Para a História de Rio Maior na Idade Média (6)
A autonomia conquistada por Rio Maior não era um fenómeno isolado no vasto termo de Santarém. Estava acompanhada por outras aldeias, como Muge, Montargil, a Golegã e o Cartaxo, e havia casos semelhantes noutros termos concelhios, como a Guarda, Abrantes, Coimbra, ou Tomar, entre alguns outros. As doações régias de aldeias, separando-as dos velhos termos, não foram um processo arbitrário, mas resultaram, ao que parece, de uma selecção cuidadosa, que privilegiara os núcleos mais afastados das sedes concelhias, ou mais povoados. Era o caso de Rio Maior, assim como era esse o caso das restantes aldeias citadas do termo de Santarém, tal como se comprova pelos dados do Numeramento de 1527 (Mapa 1). Todas se situavam a alguma distância da sede de concelho, por vezes na ordem das quatro a cinco léguas, e todas apresentavam, também, uma dimensão demográfica com algum relevo, que contrastava com a maior disseminação dos núcleos habitados em redor de Santarém. Em 1527, Rio Maior tinha 102 moradores, quer dizer, famílias, correspondente a uma população superior a quatrocentas pessoas.
Se todos estes dados estruturais (distância à sede do concelho, dimensão demográfica e autonomia jurídica) foram importantes no desenvolvimento da comunidade local, eles não são suficientes para explicar porque esta se unira em torno das festas do Corpo de Deus, nem porque conseguiu enfrentar com sucesso a oposição do concelho de Santarém. Para compreender o fenómeno, há que considerar outras circunstâncias de natureza conjuntural, que podem ter singularizado Rio Maior no termo de Santarém.

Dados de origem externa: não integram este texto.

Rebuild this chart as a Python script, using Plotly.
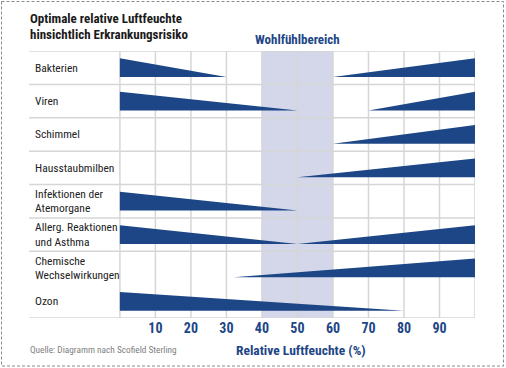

A mais importante respeita à alteração do senhorio da aldeia, verificada por inícios do século XV, quando Nuno Álvares Pereira cedeu, em vida, as rendas e os direitos de Rio Maior a Pedro Afonso do Casal, que casara com uma das suas irmãs. A mudança era de peso, quer porque o novo senhor pertencia a uma linhagem há muito associada à aldeia, quer porque nela tinha uns paços próprios, que habitava com regularidade. Tal como noutros casos semelhantes, a situação convidava à partilha de interesses e de pontos de vista, pois todos podiam beneficiar com a distensão dos laços com Santarém e com alargamento da autonomia local. Nada o comprova de forma directa, mas é provável que tenha sido então que se começaram a organizar na aldeia as festas do Corpo de Deus. A mãe de Pedro Afonso do Casal já em 1380 tinha mandado lavrar e dourar uma opa para as celebrações daquela festa, não sendo impossível que se tratasse, portanto, de uma devoção familiar e que o seu filho não tenha abandonado a tradição. Seja como for, o concelho de Santarém só procurou fazer valer os seus direitos nessa matéria dois anos após a morte de Pedro Afonso do Casal (1433), quando o senhorio da aldeia era do conde de Ourém. Mas já era tarde, e, para contestar a iniciativa, bastou aos homens de Rio Maior lembrar ao rei que sempre tinham feito aquela festa na sua aldeia.
Luís Filipe Oliveira
Para saber mais:
Beirante, Maria Ângela, Santarém Medieval, Lisboa, Universidade Nova, 1980;
Gonçalves, Iria, “As festas do «Corpus Christi» do Porto na segunda metade do século XV: A participação do concelho”, Estudos Medievais, nº 5/6, 1984-1985, pp. 69-89;
Oliveira, Luís Filipe, “Entre a Vila e a Aldeia: A Comunidade de Rio Maior na Idade Média”, Arquipélago: História, 2ª série, vol. 8, 2004, pp. 221-236;
Sousa, Francisco Pereira de, Rio Maior: Apontamentos e Excertos — a Vila, seu Concelho e Comarca, Rio Maior, 1935;
Rau, Virgínia, “Exploração de Ferro em Rio Maior no Século XIII”, in Estudos de História Medieval, Lisboa, Presença, 1985, pp. 24-27.